▸ **AIM OF THE TASK**
Output the first line of the listing and each line after it, up to and including the line that contains "(0,0) rectangle (602,514);", exactly as written, minus the pictures.

▸ **GIVEN INFORMATION**
* * *

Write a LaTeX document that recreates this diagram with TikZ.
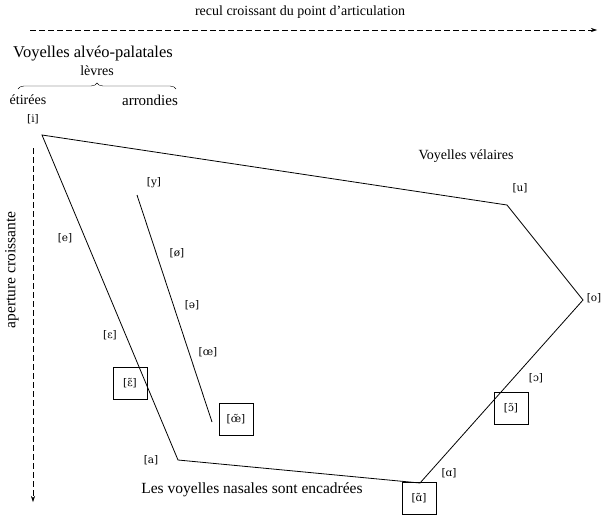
\documentclass[tikz,border=0pt]{standalone}
\usepackage{fontspec}
\setmainfont{Liberation Serif}
\newfontfamily\ipafont{DejaVu Serif}
\usetikzlibrary{arrows.meta,decorations.pathreplacing}

\begin{document}
\begin{tikzpicture}[
    x=1pt, y=-1pt,
    txt/.style={font=\fontsize{14}{16}\selectfont, inner sep=0pt},
    big txt/.style={font=\fontsize{15.5}{17}\selectfont, inner sep=0pt},
    ipa/.style={font=\ipafont\fontsize{10.5}{12}\selectfont, inner sep=1pt},
    nasal box/.style={ipa, draw=black, thin, minimum width=34pt, minimum height=32pt},
    edge line/.style={draw=black, thick},
    axis arrow/.style={draw=black, semithick, dash pattern=on 6pt off 3pt, -{Stealth[length=6pt,width=4pt]}}
]
\useasboundingbox (0,0) rectangle (602,514);

% axes: recul (horizontal) et aperture (vertical)
\node[txt] (Recul) at (300,12) {recul croissant du point d'articulation};
\coordinate (HL) at (30,30);
\coordinate (HR) at (597,30);
\draw[axis arrow] (HL) -- (HR);

\node[big txt, rotate=90] (Aperture) at (12,270) {aperture croissante};
\coordinate (VT) at (33,148);
\coordinate (VB) at (33,502);
\draw[axis arrow] (VT) -- (VB);

% en-tete des voyelles anterieures
\node[big txt, font=\fontsize{16.5}{18}\selectfont] (Alveo) at (93,54) {Voyelles alvéo-palatales};
\node[txt] (Levres) at (97,71)  {lèvres};
\coordinate (BrL) at (18,89);
\coordinate (BrR) at (176,89);
\draw[decorate, decoration={brace, amplitude=6pt}] (BrL) -- (BrR);
\node[txt] (Etirees)   at (28,100)  {étirées};
\node[txt, font=\fontsize{15}{17}\selectfont] (Arrondies) at (150,100) {arrondies};
\node[txt] (Velaires)  at (466,156) {Voyelles vélaires};

% sommets du trapeze
\coordinate (I)  at (42,135);
\coordinate (U)  at (507,205);
\coordinate (O)  at (583,300);
\coordinate (AA) at (420,483);
\coordinate (A)  at (178,460);
\draw[edge line] (I) -- (U) -- (O) -- (AA) -- (A) -- cycle;

% serie arrondie anterieure
\coordinate (Ytop) at (137,195);
\coordinate (Ybot) at (212,422);
\draw[edge line] (Ytop) -- (Ybot);

% etiquettes orales
\node[ipa] (Li)  at (33,119)  {[i]};
\node[ipa] (Le)  at (65,238)  {[e]};
\node[ipa] (LE)  at (110,335) {[ɛ]};
\node[ipa] (La)  at (151,460) {[a]};
\node[ipa] (Ly)  at (154,183) {[y]};
\node[ipa] (Lo2) at (177,253) {[ø]};
\node[ipa] (Lsw) at (192,305) {[ə]};
\node[ipa] (Loe) at (208,352) {[œ]};
\node[ipa] (Lu)  at (520,188) {[u]};
\node[ipa] (Lo)  at (594,298) {[o]};
\node[ipa] (LO)  at (536,378) {[ɔ]};
\node[ipa] (LA)  at (449,473) {[ɑ]};

% voyelles nasales (encadrees)
\node[nasal box] (NE)  at (130,383) {[ɛ̃]};
\node[nasal box] (NOE) at (236,419) {[œ̃]};
\node[nasal box] (NO)  at (511,408) {[ɔ̃]};
\node[nasal box, anchor=north] (NA) at (419,482) {[ɑ̃]};

\node[big txt] (Nasales) at (252,490) {Les voyelles nasales sont encadrées};

\end{tikzpicture}
\end{document}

* * *

▸ **RESPONSE FOR THIS EXERCISE**
Write a LaTeX document that recreates this diagram with TikZ.
\documentclass[tikz,border=0pt]{standalone}
\usepackage{fontspec}
\setmainfont{Liberation Serif}
\newfontfamily\ipafont{DejaVu Serif}
\usetikzlibrary{arrows.meta,decorations.pathreplacing}

\begin{document}
\begin{tikzpicture}[
    x=1pt, y=-1pt,
    txt/.style={font=\fontsize{14}{16}\selectfont, inner sep=0pt},
    big txt/.style={font=\fontsize{15.5}{17}\selectfont, inner sep=0pt},
    ipa/.style={font=\ipafont\fontsize{10.5}{12}\selectfont, inner sep=1pt},
    nasal box/.style={ipa, draw=black, thin, minimum width=34pt, minimum height=32pt},
    edge line/.style={draw=black, thick},
    axis arrow/.style={draw=black, semithick, dash pattern=on 6pt off 3pt, -{Stealth[length=6pt,width=4pt]}}
]
\useasboundingbox (0,0) rectangle (602,514);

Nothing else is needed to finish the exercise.